I am a believer of the historical school of le longue duree. History is not only about prominent figures. It is also an unforgotten experience of a people.

The story of “Heneral Luna” reverberated when President Duterte consciously or unconsciously latched his campaign to Philippine independence and the role played by ilustrados in the Philippine-American war. With that as the theme of his campaign, he swayed unprecedented crowds in Philippine politics.

I watched the crowds clapped enthusiastically each time Duterte cursed the system and society we now have because the Americans left the oligarchs to govern and manage the country under the guise of freedom and democracy.

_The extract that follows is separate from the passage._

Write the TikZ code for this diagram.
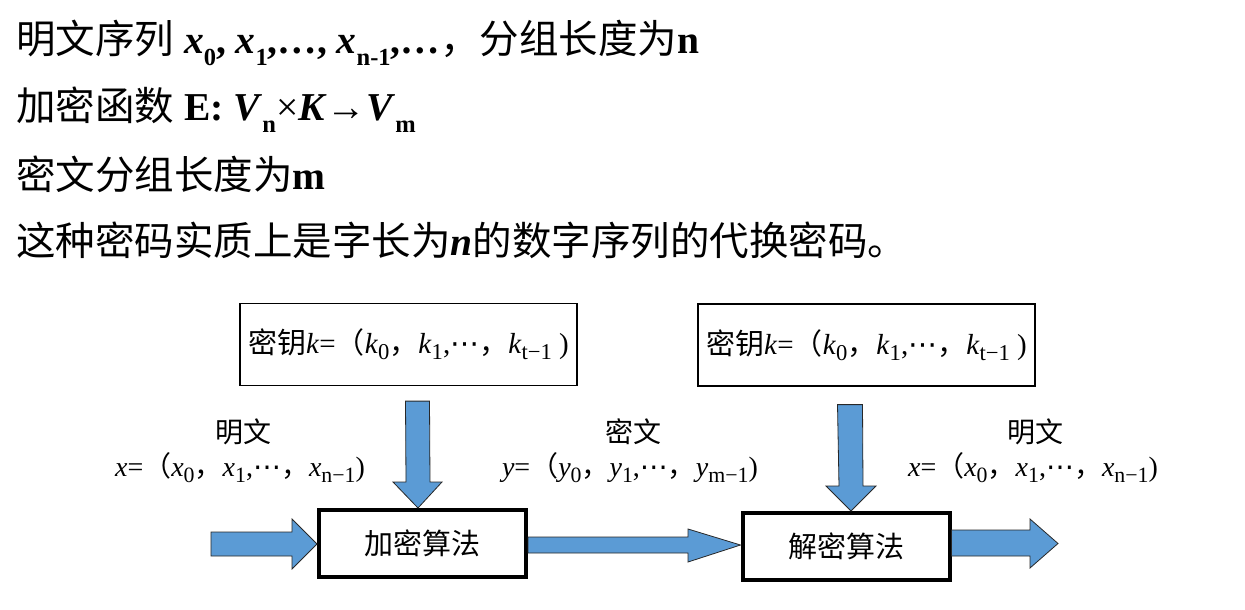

He was an unknown figure and did not even have a political party behind him.

Rodrigo Roa Duterte, 71, served as the mayor of Davao City in Southern Mindanao for 27 years before rising to the Philippine presidency on May 9, 2016. He garnered 15.7 million votes representing 39 percent of the electorate in a five-cornered electoral contest.

His victory made Duterte the first mayor to become president. He won on the basis of several bold promises, foremost of which was to rid the Philippines of illegal drugs and crime in just six months. To his supporters, his record of cleaning up drugs and crime in Davao using a folksy, no-nonsense leadership could work for the country of 104 million people.

Apart from the anti-drug and corruption drive, Duterte promised to shift government to a federal system, re-balance Philippine development towards Mindanao and the poor, solve the traffic problem in Metro Manila and forge peace agreements with both communist and Muslim rebel groups. He also wanted a more independent foreign posture, distancing from the US and opening new doors of relations with China.

The rise of Duterte with a clear plurality vote has translated quickly into a public approval rating of 91 percent (Pulse Asia Survey covering 2-8 July 2016). This confirmed to Duterte he had the Filipinos’ mandate to undertake comprehensive and transformative change.

President Duterte’s audacity makes him the “Heneral Luna” of our time and the most controversial figure in the Philippines today and inarguably in the ASEAN region.